À l’école de la République où j’allais, des maîtres m’enseignèrent que les Gaulois étaient nos ancêtres, fait d’autant plus incontestable qu’il était confirmé par le nom du monarque qui régnait alors sur la France ! Les images du livre d’histoire étaient belles, malgré les taches d’encre violette laissées par les écoliers des années passées. Elles donnaient envie d’apprendre et d’aimer la France. J’imagine que, pour obtenir ce résultat, nos « apprenants » n’avaient pas ingurgité des projets pédagogiques filandreux. Plus tard, je lus L’Identité de la France de Fernand Braudel et je compris que, si ce que m’avaient enseigné mes instituteurs n’était pas faux, les choses étaient tout de même plus compliquées.
Ces images nostalgiques me reviennent en contrepoint de ce que je lis dans la page consacrée au thème nation-intégration sur le site du Parti socialiste et ce, dans le cadre de ces fameux états généraux des socialistes. Une historienne qui prendra sans doute place à la suite des plus grands, Marylise Lebranchu, accessoirement ministre, écrit avec la certitude de celle qui détient la vérité : "La nation française s'est construite par et grâce à l’immigration : au fil des siècles, elle s’est enrichie de l’apport extérieur que représentaient les arrivées successives de populations immigrées."
Notre historienne aurait écrit "la nation française s’est en partie construite par l’immigration", la chose était discutable (au sens que l’on peut en discuter) et recélait évidemment sa part de vérité. Alors, comment expliquer une phrase si réductrice ? Soit Mme Lebranchu ne sait pas écrire ou a tapé trop vite sur son clavier - j’en doute. Soit sa connaissance de notre histoire est bien sommaire - je n’en sais rien. Soit, enfin, elle lit notre histoire à travers le prisme idéologique. On ne m’enlèvera pas de l’esprit que cette explication est la bonne. Le "par et grâce" quelque peu insistant est sans ambiguïté.
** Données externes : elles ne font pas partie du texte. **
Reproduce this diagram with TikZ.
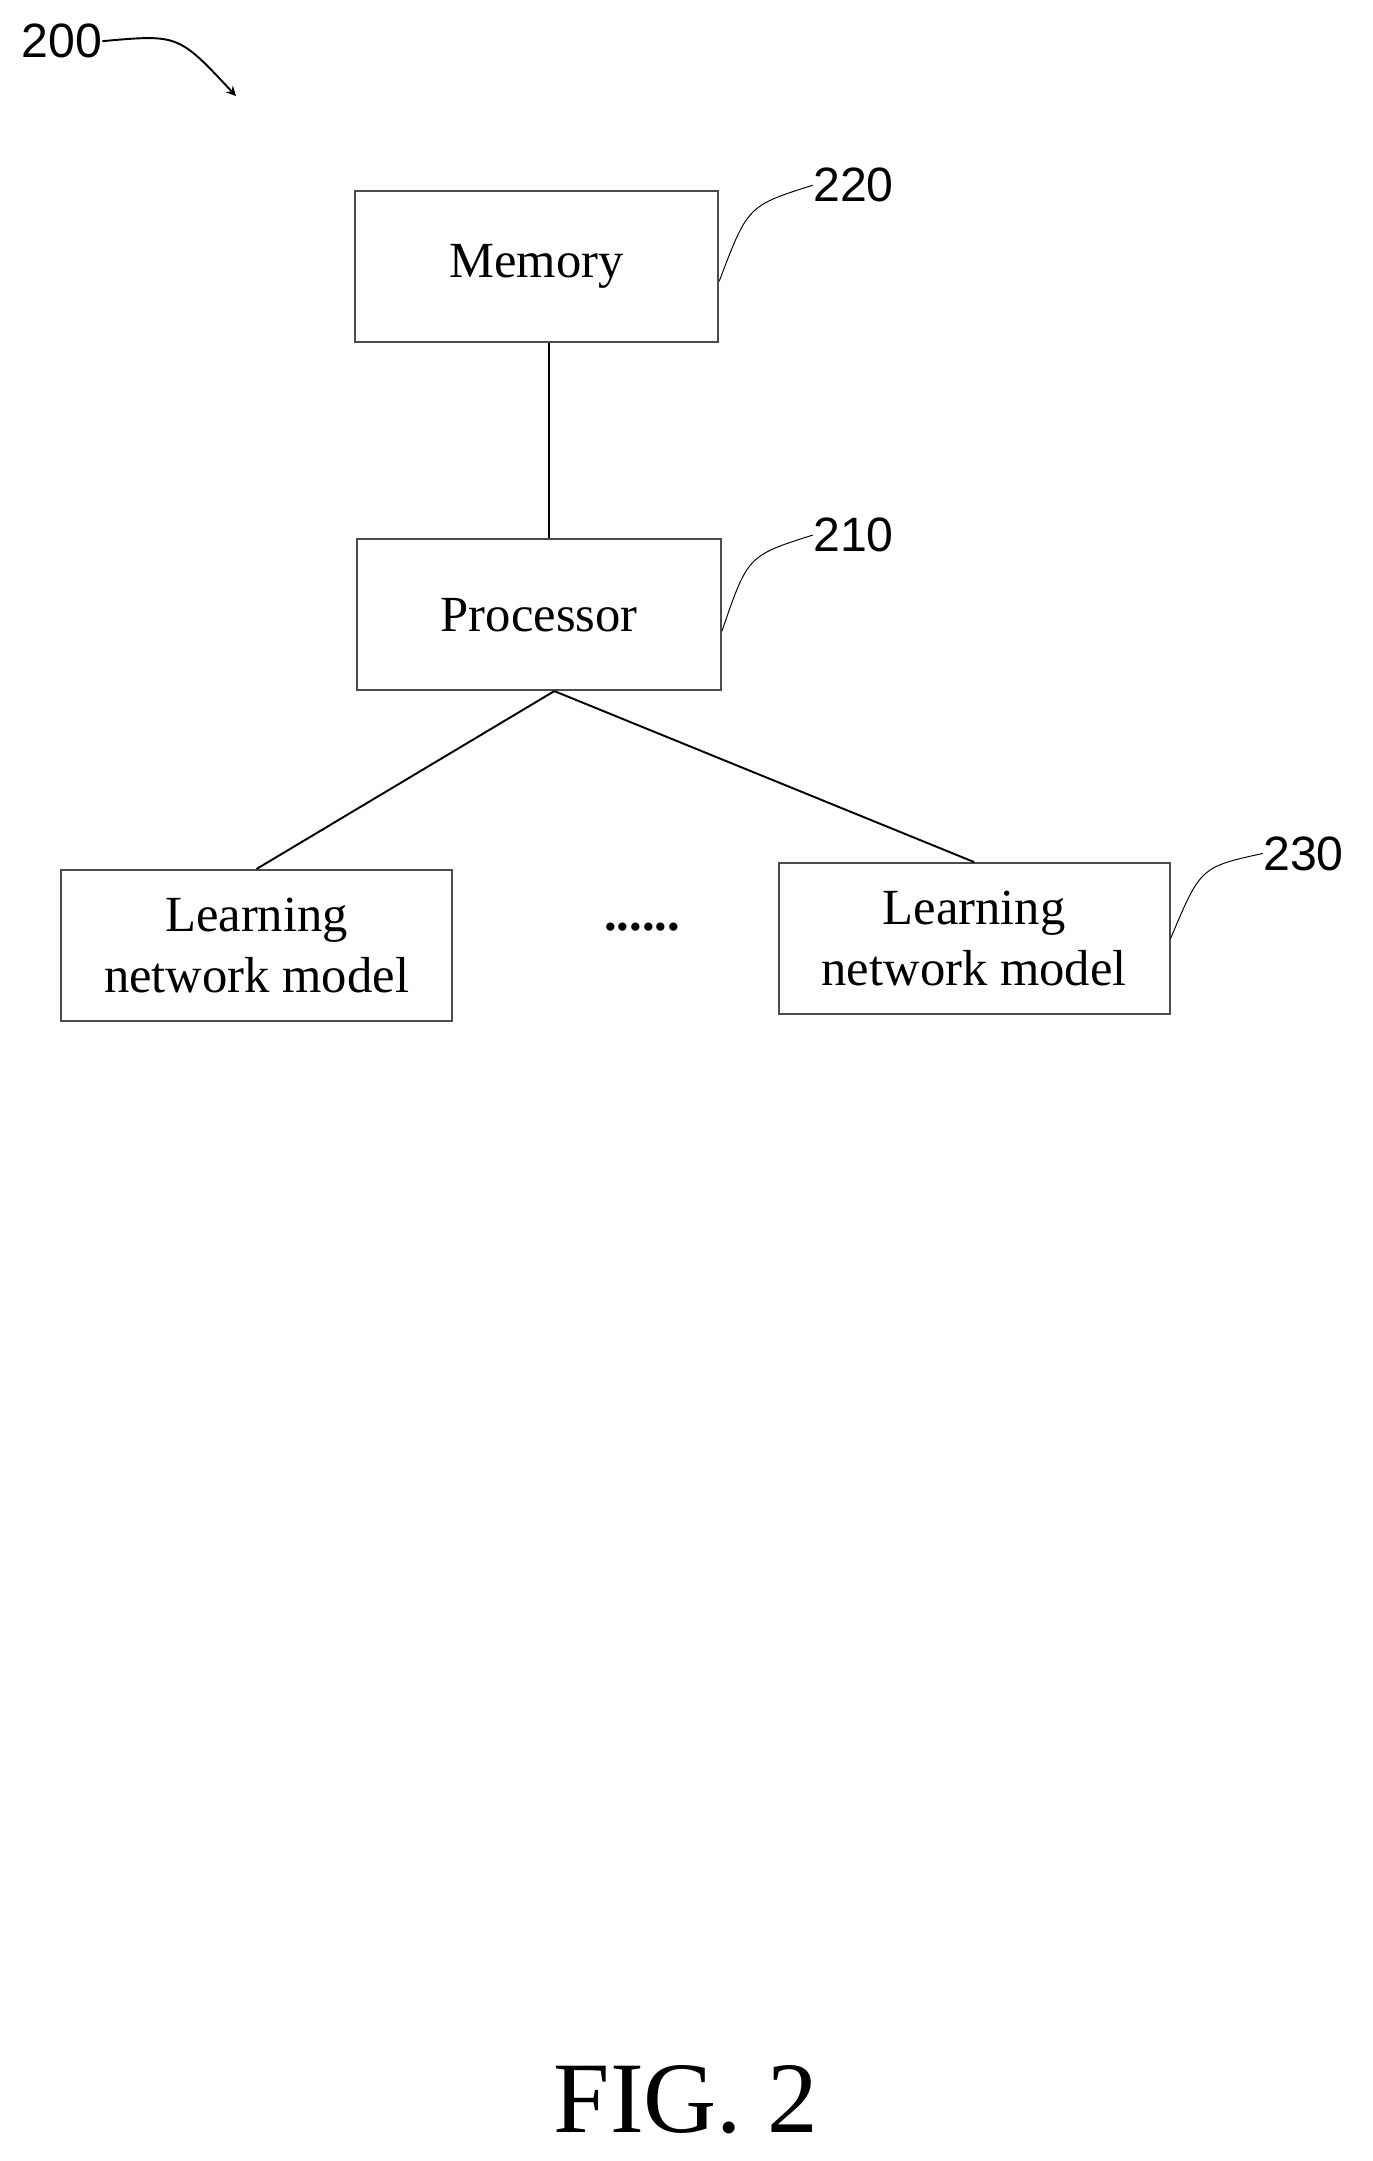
\documentclass[tikz,border=0pt]{standalone}
\usepackage{fontspec}
\setmainfont{Liberation Serif}
\newfontfamily\numfont{Liberation Sans}
\usetikzlibrary{positioning,arrows}
\begin{document}
\begin{tikzpicture}[x=0.02cm,y=-0.02cm,
    >=stealth,
    bb/.style={%
      rectangle, draw=black!70, thick, fill=white,
      minimum width=5.3cm, minimum height=2.2cm, align=center,
      font=\fontsize{21}{25}\selectfont
    },
    lnm/.style={%
      bb, minimum width=5.7cm
    },
    num/.style={%
      font=\numfont\fontsize{20}{24}\selectfont, inner sep=0pt
    }
]
    \useasboundingbox (0,0) rectangle (1000,1575);

    \node[bb]  (mem)   at (391,194)  {Memory};
    \node[bb]  (proc)  at (393,448)  {Processor};
    \node[lnm] (lnm1)  at (187,689)  {Learning\\network model};
    \node[lnm] (lnm2)  at (710,684)  {Learning\\network model};
    \node[font=\fontsize{21}{25}\selectfont] (dots) at (468,676) {\textbf{......}};

    \node[num] (n200) at (45,30)   {200};
    \node[num] (n220) at (622,135) {220};
    \node[num] (n210) at (622,390) {210};
    \node[num] (n230) at (950,622) {230};
    \node[font=\fontsize{42}{48}\selectfont] (fig) at (500,1530) {FIG. 2};

    \draw[thick] (mem.south -| 400,0) -- (proc.north -| 400,0);
    \draw[thick] (proc.south) ++(11,0) coordinate (pb);
    \draw[thick] (pb) -- (lnm1.north);
    \draw[thick] (pb) -- (lnm2.north);

    % leaders
    \draw (mem.east |- 0,205) .. controls (545,150) .. (n220.west);
    \draw (proc.east |- 0,460) .. controls (545,405) .. (n210.west);
    \draw (lnm2.east) .. controls (875,632) .. (n230.west);
    \draw[->, thick] (n200.east) .. controls (130,25) .. (172,70);
\end{tikzpicture}
\end{document}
Écrire que "la nation française s’est construite par et grâce à l’immigration", même et peut-être surtout dans le cadre d’un débat "nation-intégration", consiste tout bonnement à faire passer du côté de la face obscure notre roman national. Je n’irai pas jusqu’à évoquer les quarante rois qui ont fait la France : je ne veux pas provoquer tous ceux dont le disque dur n’enregistre qu’à partir de 1789. Cependant, j’ai quand même envie de dire au ministre et à tous ces jargonneurs du « faire société » que la nation française s’est d’abord construite grâce au labeur patient d’une chaîne ininterrompue de générations installées sur cette terre bien avant que l’immigration ne devienne, selon le dogme établi, une chance.
La nation française s’est construite aussi grâce aux sacrifices de ses soldats sur les champs de bataille. J’ai beau lire des pages et des pages de posts sur le site du Parti socialiste, rien sur ces contributions décisives à la construction de notre nation. Il me semble pourtant que l’intégration passe d’abord par l’appropriation du roman national que l’on devrait se garder de falsifier.